Her tasarımın kendine has bir yapısı olmalı ve bu yapı kesinlikle esere katkı sağlamalıdır. Yoksa iç mimarlık yapmış olursunuz. Bu nedenle birinci madde yazar olayın geçtiği yeri ve zamanı nasıl anlatırsa anlatsın, önemli olan yürüyeceğiniz yolu, yaptığınız tasarımı, yaratıcı kadro ile beraber sizin nasıl algıladığınızdır. Tasarım yaparken öğrenciliğimden itibaren beni arkamdan ittiren güç grafik ve mimarlıktır. Onlar lokomotiftir. Tüm sektörün bakış açısını etkiler. Öğrencilere de söylüyorum. Eseri iyi okuyun, müziğini dinleyin, dönemini inceleyin. Klasik bir iş ise dönemin mimari özelliklerini iyice araştırıp ‘ben o dönemde mimar olsaydım, ne yapardım’ diyerek tasarıma başlayın. Hiçbir zaman için sahneye hikayede anlatılan alanın tamamını sığdırma şansınız olmaz. Bu nedenle, bütün bu özellikleri iyi kullanıp, hikayede geçen atmosferi hissettirmeniz yeterli olacaktır. Zaten seyirci tiyatroda olduğunun farkında, kimse merak etmesin.

‘HER YÖNETMEN AYNI DEĞİL’

Yabancı yönetmenlerle çalışmak sahne tasarımına bakışınızı zenginleştirmek adına size neler kazandırdı? Bu çalışmalar sırasında unutamadığınız bir an var mı?
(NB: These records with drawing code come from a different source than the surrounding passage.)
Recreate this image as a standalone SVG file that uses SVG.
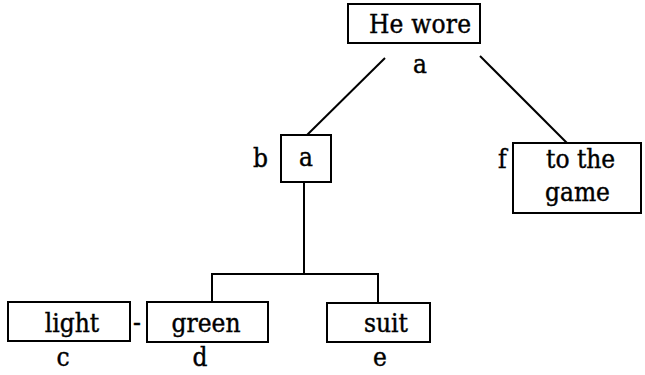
<svg xmlns="http://www.w3.org/2000/svg" width="645" height="375" viewBox="0 0 645 375">
<style>
.box{fill:none;stroke:#000;stroke-width:2}
.ln{fill:none;stroke:#000;stroke-width:2}
.t{font-family:'DejaVu Serif Condensed','DejaVu Serif',serif;font-stretch:condensed;font-size:26px;fill:#000;stroke:#000;stroke-width:0.4}
</style>
<rect width="645" height="375" fill="#fff"/>
<g id="connectors">
<line class="ln" x1="385" y1="58" x2="307" y2="135"/>
<line class="ln" x1="480" y1="56" x2="567" y2="143"/>
<polyline class="ln" points="304,182 304,274"/>
<polyline class="ln" points="212,302 212,274 378,274 378,303"/>
</g>
<g id="n-hewore">
<rect class="box" x="348" y="4" width="132" height="39"/>
<text class="t" x="369" y="33" textLength="102">He wore</text>
<text class="t" x="420" y="73" text-anchor="middle">a</text>
</g>
<g id="n-a">
<rect class="box" x="281" y="135" width="50" height="47"/>
<text class="t" x="306" y="166" text-anchor="middle">a</text>
<text class="t" x="253" y="167">b</text>
</g>
<g id="n-game">
<rect class="box" x="513" y="143" width="128" height="70"/>
<text class="t" x="546" y="168">to the</text>
<text class="t" x="545" y="201">game</text>
<text class="t" x="498" y="168">f</text>
</g>
<g id="n-light">
<rect class="box" x="8" y="302" width="122" height="39"/>
<text class="t" x="72" y="332" text-anchor="middle">light</text>
<text class="t" x="63" y="366" text-anchor="middle">c</text>
</g>
<text class="t" x="137" y="331" text-anchor="middle">-</text>
<g id="n-green">
<rect class="box" x="147" y="302" width="121" height="40"/>
<text class="t" x="206" y="332" text-anchor="middle">green</text>
<text class="t" x="200" y="366" text-anchor="middle">d</text>
</g>
<g id="n-suit">
<rect class="box" x="327" y="303" width="103" height="39"/>
<text class="t" x="386" y="332" text-anchor="middle">suit</text>
<text class="t" x="380" y="366" text-anchor="middle">e</text>
</g>
</svg>
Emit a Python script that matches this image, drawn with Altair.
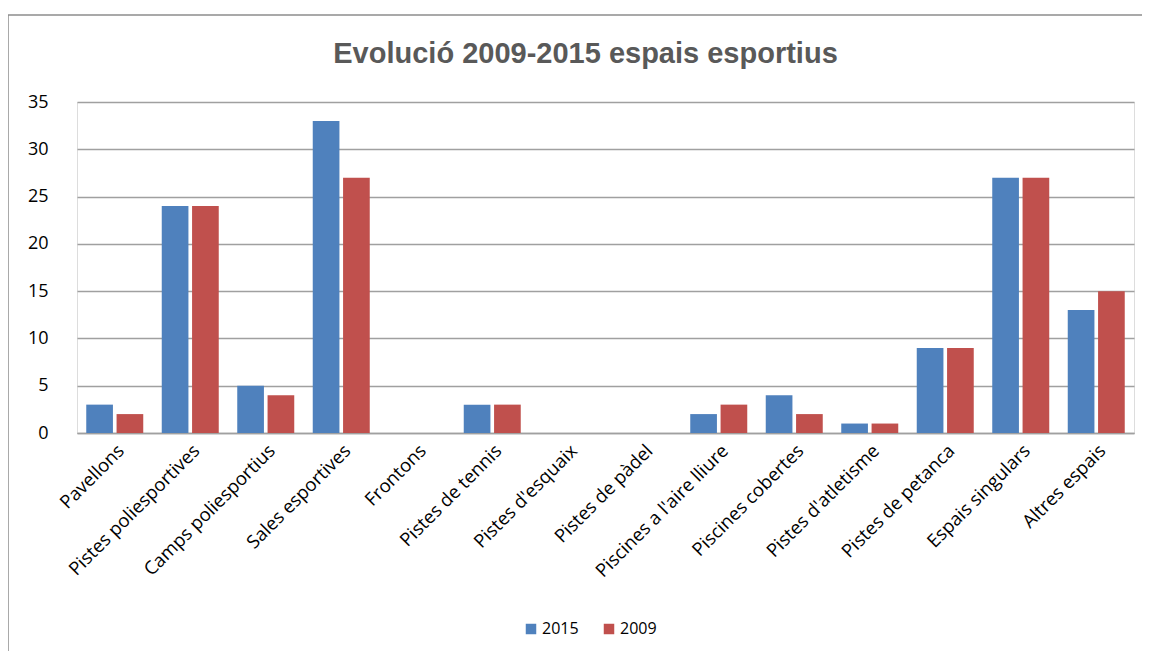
import altair as alt
import pandas as pd

categories = ["Pavellons", "Pistes poliesportives", "Camps poliesportius", "Sales esportives",
              "Frontons", "Pistes de tennis", "Pistes d'esquaix", "Pistes de pàdel",
              "Piscines a l'aire lliure", "Piscines cobertes", "Pistes d'atletisme",
              "Pistes de petanca", "Espais singulars", "Altres espais"]
values_2015 = [3, 24, 5, 33, 0, 3, 0, 0, 2, 4, 1, 9, 27, 13]
values_2009 = [2, 24, 4, 27, 0, 3, 0, 0, 3, 2, 1, 9, 27, 15]
series = ["2015", "2009"]
colors = ["#4F81BD", "#C0504D"]
title_text = "Evolució 2009-2015 espais esportius"

rows = []
for c, a, b in zip(categories, values_2015, values_2009):
    rows.append({"cat": c, "year": "2015", "value": a})
    rows.append({"cat": c, "year": "2009", "value": b})
df = pd.DataFrame(rows)

W, H = 1057, 331

bars = alt.Chart(df).mark_bar().encode(
    x=alt.X("cat:N", sort=categories, title=None,
            scale=alt.Scale(paddingInner=0.245, paddingOuter=0.1225),
            axis=alt.Axis(labelAngle=-45, labelFontSize=18.5, labelFont="Open Sans",
                          labelColor="#000000", ticks=False, domainColor="#a0a0a0",
                          domainWidth=1.5, labelPadding=8, grid=False, labelLimit=400)),
    xOffset=alt.XOffset("year:N", sort=series, scale=alt.Scale(paddingInner=0.12, paddingOuter=0)),
    y=alt.Y("value:Q", title=None, scale=alt.Scale(domain=[0, 35], nice=False),
            axis=alt.Axis(values=[0, 5, 10, 15, 20, 25, 30, 35], labelFontSize=18,
                          labelFont="Open Sans", labelColor="#000000", ticks=False,
                          domain=False, gridColor="#a0a0a0", gridWidth=1.5, labelPadding=29)),
    color=alt.Color("year:N", sort=series, scale=alt.Scale(domain=series, range=colors),
                    legend=alt.Legend(title=None, orient="none", direction="horizontal",
                                      legendX=446, legendY=519, symbolType="square",
                                      symbolSize=110, symbolStrokeWidth=0, labelFontSize=16,
                                      labelFont="Open Sans", labelColor="#000000",
                                      columnPadding=22, labelOffset=3)),
)

frame_df = pd.DataFrame({"k": [0]})
left_border = alt.Chart(frame_df).mark_rule(color="#8c8c8c", strokeWidth=1.5).encode(
    x=alt.value(-69), y=alt.value(-87), y2=alt.value(560))
top_border = alt.Chart(frame_df).mark_rule(color="#8c8c8c", strokeWidth=1.5).encode(
    x=alt.value(-69), x2=alt.value(1070), y=alt.value(-87))
title_mark = alt.Chart(pd.DataFrame({"t": [title_text]})).mark_text(
    font="Liberation Sans", fontSize=29, fontWeight="bold", color="#595959",
    align="center", baseline="alphabetic").encode(
    text="t:N", x=alt.value(W / 2 - 20), y=alt.value(-39))

chart = alt.layer(bars, left_border, top_border, title_mark).properties(
    width=W, height=H,
    autosize=alt.AutoSizeParams(type="none"),
    padding={"left": 69, "top": 94, "right": 8, "bottom": 218},
).configure_view(stroke=None).configure(background="white")

chart.save("out.html", embed_options={"renderer": "svg", "actions": False})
yönetmenlerin hepsi aynı kapasitede değiller. Dışarıdan gelmeleri onların çok iyi oldukları anlamına gelmiyor. Birçok yabancı yönetmenle çalışma şansı buldum. Ancak Alexander Titel, Yuri Alexandrov gibi kendilerini dünyaya kanıtlamış yönetmenlerle çalışmak bir ayrıcalık. Alexander Titel ile “Nabucco”, “La Boheme”, “Cavalleria Rusticana” ve “I Pagliacci” çalıştık. Yuri Alexandrov ile “Yevgeni Onegin”, “Werther” ve “Viva La Mamma” temsillerini yaptık. Alexander Titel ile “Nabucco Operası” için çalışırken her oyunda olduğu gibi farklı yorumlar deniyorduk. Bir gece ekran karşısında, eser bir Nazi Kampında geçse diyerek başladığımız çalışmada kamp görüntülerini incelerken bir sessizlik oldu. Birbirimize baktığımızda, birbirimizden habersiz ikimizin de gözleri yaş içindeydi. O an bu yorumdan vazgeçtik.

‘SALGIN SAHNEYİ DE ETKİLEDİ’

Önünüzde hangi projeler var?

Salgın tüm sektörlerde olduğu gibi sahne sanatlarını da etkiledi. En son yurt dışında sevgili Mehmet Balkan ile Romanya Sibiu Devlet Balesine yapmakta olduğumuz Kamelyalı Kadın Balesi salgın nedeniyle yarım kaldı. Konuşmalarımıza göre, en kısa zamanda çalışmalarımız tekrar başlayacak. Bu ay Kosova Devlet Balesi ile bir çalışmam olacak. Onlarla uzun zamandır çalışıyorum. En son bu yıl “Kız Kardeşler Balesi”ni yaptık. Kosova Devlet Balesi ile tanışmam Mehmet Balkan sayesinde olmuştur. Önümüzdeki günlerde Robert North’a ait “Troy Game” ve “Entre dos Aguas” adlı eserlerin dekor ve kostüm çalışmaları için Kosova’ya gideceğim. Umarız her şey yolunda gider ve sahneler yine seyirciyle buluşur.